For races 8 and 9, Formula E kept all ten turns in the same place, but the series returned to its normal racing direction around Tempelhof’s prewar concrete. BMW i Andretti’s Maxi Guenther narrowly beat Envision Virgin’s Robert Frjins to win race 8, with da Costa in fourth place behind his teammate and double-champion Jean-Eric Vergne. However, this fourth place was enough to make da Costa’s championship lead unassailable. The following day, Guenther went from hero to zero in race 9 when he crashed out on lap 1. This race saw a pretty close fight between both DS Techeetah cars and the pair of Nissans with Vergne beating da Costa and Nissan’s Sebastian Buemi for the win.

How about more corners?

For the final two races—rounds 10 and 11—the series moved some barriers and reconfigured Tempelhof into a 16-turn, 1.6-mile (2.5km) configuration. Shaking things up further, for round 10 DS Techeetahs, Buemi, and Audi’s Lucas di Grassi all mistimed their qualifying laps, so the four champions had to start that race from the back of the grid. The result was a maiden Formula E win for Nissan’s Oliver Rowland.
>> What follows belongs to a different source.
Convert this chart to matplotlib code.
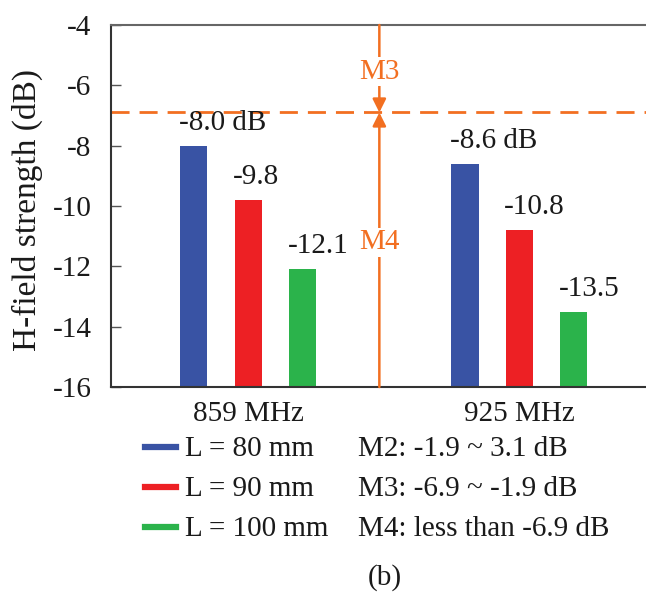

The final outing in Berlin saw another new winner in Formula E: Stoffel Vandoorne took his and Mercedes-Benz’s first victories in the series. Vandoorne was followed to the flag by his teammate Nyck de Vries, with Buemi in third. Vandoorne ended the year runner-up in the championship, but with 87 points to da Costa’s 158 that’s probably slim consolation for one as competitive as a racing driver. DS Techeetah won the teams championship, their second in Formula E’s six seasons.

That’s now a wrap from the all-electric racing series. If things go to plan—and that’s no longer a sure thing, I know—season seven should start in Santiago, Chile in mid-January 2021.